St. John Paul II Seminary is a Catholic diocesan minor seminary located at 145 Taylor Street in northeast Washington, D.C. The seminary is owned and administered by the Archdiocese of Washington and was founded in 2011 by Cardinal Donald Wuerl. The seminary is named after Pope St. John Paul II.

St. John Paul II Seminary is located near the Basilica of the National Shrine of the Immaculate Conception and the campus of The Catholic University of America, where the seminarians receive their academic formation. After completing their philosophy requirements, the seminarians transfer to a major seminary for the completion of their priestly formation.

==History==
Cardinal Donald Wuerl established the seminary on May 1, 2011. The site of the seminary was the former seminary for the Society of the Atonement, which was originally built in 1951. After the Archdiocese of Washington purchased the building for office usage, the building was then re-configured as a seminary for pre-theology and college seminarians.

The new seminary opened on October 22, 2011; the first feast day of the recently beatified John Paul II. Cardinal Wuerl celebrated the Opening Mass; remarking, “The men who will be formed here are preparing to be priests of this millennium, the agents of the Holy Spirit renewing the face of the earth and the voice of the New Evangelization calling all people near and far to embrace the Lord Jesus." Concelebrants for the Opening Mass included Cardinal William Wakefield Baum, Theodore McCarrick, auxiliary bishops of the Archdiocese of Washington, retired bishops, and founding rector Msgr. Robert Panke.

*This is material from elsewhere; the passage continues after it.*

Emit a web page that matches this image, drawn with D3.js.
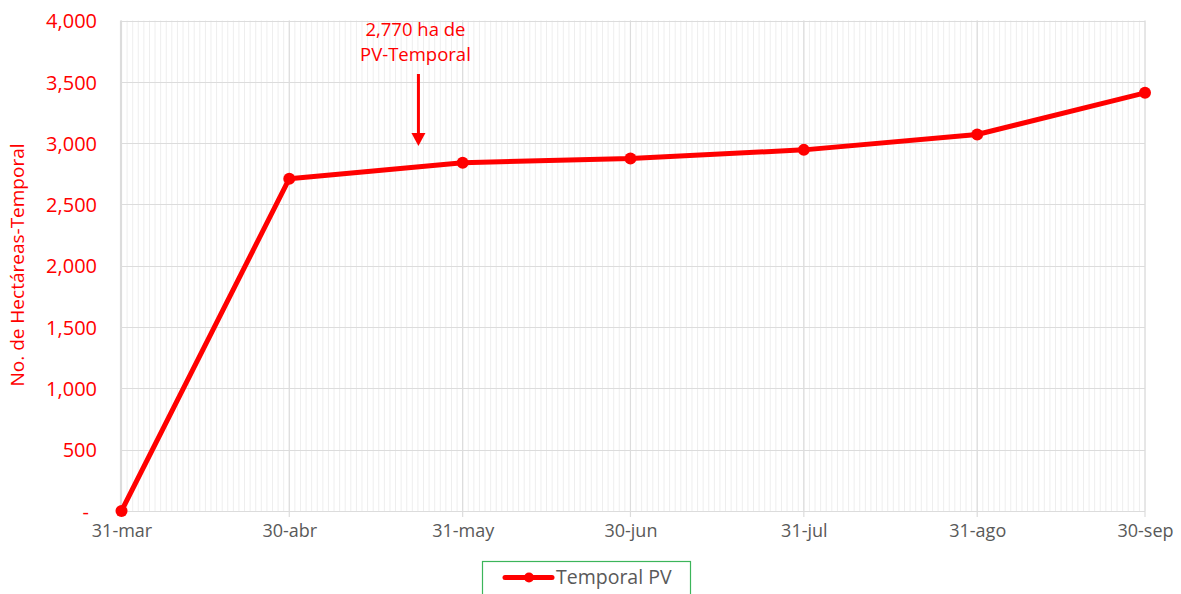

The seminary serves the Archdiocese of Washington and the surrounding dioceses. The seminary also hosts other minor seminarians from other dioceses around the nation who are studying at Catholic University of America.

==Rectors==

| No. | Name | Years served |
|---|---|---|
| 1. | Rev. Msgr. Robert A. Panke | 2011-2019 |
| 2. | Rev. Carter H. Griffin | 2019–2026 |
| 3. | Rev. Mark R. Ivany | 2026-Present |

==Faculty==
The faculty consists of a Rector, Vice-Rector and Dean of Men, Director of Spiritual Formation, and adjunct formation advisors and spiritual directors. All of the faculty are priests of the Archdiocese of Washington.